[AVAILABLE RECORDS]
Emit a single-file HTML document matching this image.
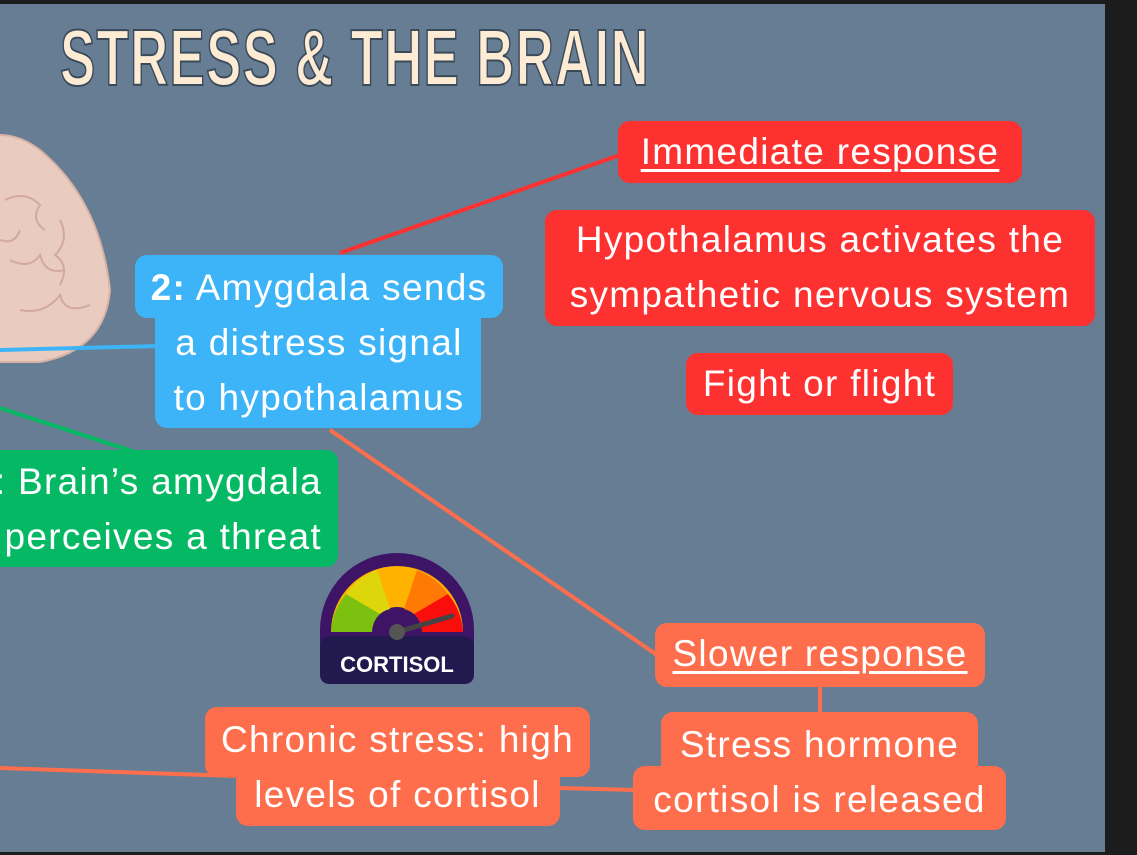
* * *
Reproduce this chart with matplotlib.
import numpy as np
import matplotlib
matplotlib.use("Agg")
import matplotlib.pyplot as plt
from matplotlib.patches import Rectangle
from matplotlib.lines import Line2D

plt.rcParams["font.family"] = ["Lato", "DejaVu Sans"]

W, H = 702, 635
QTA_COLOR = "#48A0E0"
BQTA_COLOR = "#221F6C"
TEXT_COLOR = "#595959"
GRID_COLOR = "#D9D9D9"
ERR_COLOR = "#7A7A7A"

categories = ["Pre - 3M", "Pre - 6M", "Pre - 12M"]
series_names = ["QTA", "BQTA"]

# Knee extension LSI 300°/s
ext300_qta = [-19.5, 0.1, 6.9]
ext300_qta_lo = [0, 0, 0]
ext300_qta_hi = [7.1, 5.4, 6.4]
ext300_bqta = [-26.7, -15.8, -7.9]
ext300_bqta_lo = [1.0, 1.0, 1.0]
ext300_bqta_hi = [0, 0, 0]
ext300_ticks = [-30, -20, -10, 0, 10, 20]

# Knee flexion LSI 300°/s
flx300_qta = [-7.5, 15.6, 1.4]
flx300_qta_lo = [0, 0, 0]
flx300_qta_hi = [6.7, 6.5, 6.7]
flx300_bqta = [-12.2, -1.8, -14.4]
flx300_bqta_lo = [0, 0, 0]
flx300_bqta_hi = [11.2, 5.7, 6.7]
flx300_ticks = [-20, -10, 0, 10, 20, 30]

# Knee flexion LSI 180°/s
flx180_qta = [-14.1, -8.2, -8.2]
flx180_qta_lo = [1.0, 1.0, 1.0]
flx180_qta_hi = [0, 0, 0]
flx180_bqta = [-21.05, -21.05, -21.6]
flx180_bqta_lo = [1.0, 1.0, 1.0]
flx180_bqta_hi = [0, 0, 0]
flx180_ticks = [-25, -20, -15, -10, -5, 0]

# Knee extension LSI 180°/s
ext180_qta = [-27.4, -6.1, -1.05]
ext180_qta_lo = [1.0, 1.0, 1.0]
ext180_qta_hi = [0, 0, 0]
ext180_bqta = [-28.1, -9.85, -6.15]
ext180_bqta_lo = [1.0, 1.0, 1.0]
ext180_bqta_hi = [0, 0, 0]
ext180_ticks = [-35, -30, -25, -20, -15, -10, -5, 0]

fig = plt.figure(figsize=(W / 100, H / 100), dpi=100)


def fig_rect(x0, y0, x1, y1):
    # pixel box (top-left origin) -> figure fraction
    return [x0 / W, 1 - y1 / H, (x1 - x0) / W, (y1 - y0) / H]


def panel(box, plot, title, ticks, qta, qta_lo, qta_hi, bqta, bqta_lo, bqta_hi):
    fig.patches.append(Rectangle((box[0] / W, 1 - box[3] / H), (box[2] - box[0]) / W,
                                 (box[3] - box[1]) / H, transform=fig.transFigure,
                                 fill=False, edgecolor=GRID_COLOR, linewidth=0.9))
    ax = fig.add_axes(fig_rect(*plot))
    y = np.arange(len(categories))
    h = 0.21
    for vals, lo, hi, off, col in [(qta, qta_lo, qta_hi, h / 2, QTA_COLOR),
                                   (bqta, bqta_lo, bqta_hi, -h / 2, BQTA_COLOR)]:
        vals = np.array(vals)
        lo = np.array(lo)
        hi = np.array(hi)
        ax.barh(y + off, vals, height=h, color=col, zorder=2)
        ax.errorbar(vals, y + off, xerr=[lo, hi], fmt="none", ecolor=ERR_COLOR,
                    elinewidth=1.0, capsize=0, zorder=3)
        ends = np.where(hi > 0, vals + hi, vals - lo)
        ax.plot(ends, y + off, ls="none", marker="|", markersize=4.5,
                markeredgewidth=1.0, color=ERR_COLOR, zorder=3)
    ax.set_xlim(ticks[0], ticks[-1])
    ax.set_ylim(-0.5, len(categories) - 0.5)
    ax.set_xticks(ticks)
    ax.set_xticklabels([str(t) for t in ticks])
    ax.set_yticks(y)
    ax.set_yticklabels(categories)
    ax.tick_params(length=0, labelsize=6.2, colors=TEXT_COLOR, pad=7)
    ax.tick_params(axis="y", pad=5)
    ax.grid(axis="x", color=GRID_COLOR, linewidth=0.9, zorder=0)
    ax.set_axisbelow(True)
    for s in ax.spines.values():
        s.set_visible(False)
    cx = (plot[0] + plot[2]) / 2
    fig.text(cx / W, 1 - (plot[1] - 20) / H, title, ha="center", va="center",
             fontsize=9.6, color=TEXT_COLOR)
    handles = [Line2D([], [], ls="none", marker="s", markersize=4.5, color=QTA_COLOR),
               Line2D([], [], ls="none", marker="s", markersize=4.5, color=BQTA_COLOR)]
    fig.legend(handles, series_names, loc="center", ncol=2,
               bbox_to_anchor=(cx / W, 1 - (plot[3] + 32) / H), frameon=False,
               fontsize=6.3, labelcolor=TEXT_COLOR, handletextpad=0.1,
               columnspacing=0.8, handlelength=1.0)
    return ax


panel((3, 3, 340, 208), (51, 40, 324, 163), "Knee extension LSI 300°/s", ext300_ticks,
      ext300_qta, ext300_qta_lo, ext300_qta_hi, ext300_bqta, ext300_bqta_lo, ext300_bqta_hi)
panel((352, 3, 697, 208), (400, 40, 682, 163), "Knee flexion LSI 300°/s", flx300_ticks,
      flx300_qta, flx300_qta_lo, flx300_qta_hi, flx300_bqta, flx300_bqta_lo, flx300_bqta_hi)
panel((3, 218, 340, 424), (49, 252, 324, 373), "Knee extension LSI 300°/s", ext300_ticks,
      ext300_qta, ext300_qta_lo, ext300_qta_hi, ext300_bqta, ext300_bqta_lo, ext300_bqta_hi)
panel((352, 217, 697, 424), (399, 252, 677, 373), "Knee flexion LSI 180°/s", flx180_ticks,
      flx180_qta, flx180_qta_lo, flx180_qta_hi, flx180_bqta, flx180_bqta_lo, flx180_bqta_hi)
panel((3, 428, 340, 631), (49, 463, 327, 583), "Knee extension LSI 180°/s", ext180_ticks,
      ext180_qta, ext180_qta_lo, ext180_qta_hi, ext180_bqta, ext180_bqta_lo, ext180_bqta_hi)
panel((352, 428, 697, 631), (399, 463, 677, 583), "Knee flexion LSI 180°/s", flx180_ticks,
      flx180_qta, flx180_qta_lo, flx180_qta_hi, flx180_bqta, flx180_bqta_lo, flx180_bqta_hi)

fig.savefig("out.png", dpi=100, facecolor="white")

[EXERCISE]
Within the listing above, locate the line containing "Reproduce this chart with matplotlib." and the line containing "return [x0 /". Reproduce those two lines and all lines between them exactly, with nothing added.

[RESPONSE FOR THIS EXERCISE]
Reproduce this chart with matplotlib.
import numpy as np
import matplotlib
matplotlib.use("Agg")
import matplotlib.pyplot as plt
from matplotlib.patches import Rectangle
from matplotlib.lines import Line2D

plt.rcParams["font.family"] = ["Lato", "DejaVu Sans"]

W, H = 702, 635
QTA_COLOR = "#48A0E0"
BQTA_COLOR = "#221F6C"
TEXT_COLOR = "#595959"
GRID_COLOR = "#D9D9D9"
ERR_COLOR = "#7A7A7A"

categories = ["Pre - 3M", "Pre - 6M", "Pre - 12M"]
series_names = ["QTA", "BQTA"]

# Knee extension LSI 300°/s
ext300_qta = [-19.5, 0.1, 6.9]
ext300_qta_lo = [0, 0, 0]
ext300_qta_hi = [7.1, 5.4, 6.4]
ext300_bqta = [-26.7, -15.8, -7.9]
ext300_bqta_lo = [1.0, 1.0, 1.0]
ext300_bqta_hi = [0, 0, 0]
ext300_ticks = [-30, -20, -10, 0, 10, 20]

# Knee flexion LSI 300°/s
flx300_qta = [-7.5, 15.6, 1.4]
flx300_qta_lo = [0, 0, 0]
flx300_qta_hi = [6.7, 6.5, 6.7]
flx300_bqta = [-12.2, -1.8, -14.4]
flx300_bqta_lo = [0, 0, 0]
flx300_bqta_hi = [11.2, 5.7, 6.7]
flx300_ticks = [-20, -10, 0, 10, 20, 30]

# Knee flexion LSI 180°/s
flx180_qta = [-14.1, -8.2, -8.2]
flx180_qta_lo = [1.0, 1.0, 1.0]
flx180_qta_hi = [0, 0, 0]
flx180_bqta = [-21.05, -21.05, -21.6]
flx180_bqta_lo = [1.0, 1.0, 1.0]
flx180_bqta_hi = [0, 0, 0]
flx180_ticks = [-25, -20, -15, -10, -5, 0]

# Knee extension LSI 180°/s
ext180_qta = [-27.4, -6.1, -1.05]
ext180_qta_lo = [1.0, 1.0, 1.0]
ext180_qta_hi = [0, 0, 0]
ext180_bqta = [-28.1, -9.85, -6.15]
ext180_bqta_lo = [1.0, 1.0, 1.0]
ext180_bqta_hi = [0, 0, 0]
ext180_ticks = [-35, -30, -25, -20, -15, -10, -5, 0]

fig = plt.figure(figsize=(W / 100, H / 100), dpi=100)


def fig_rect(x0, y0, x1, y1):
    # pixel box (top-left origin) -> figure fraction
    return [x0 / W, 1 - y1 / H, (x1 - x0) / W, (y1 - y0) / H]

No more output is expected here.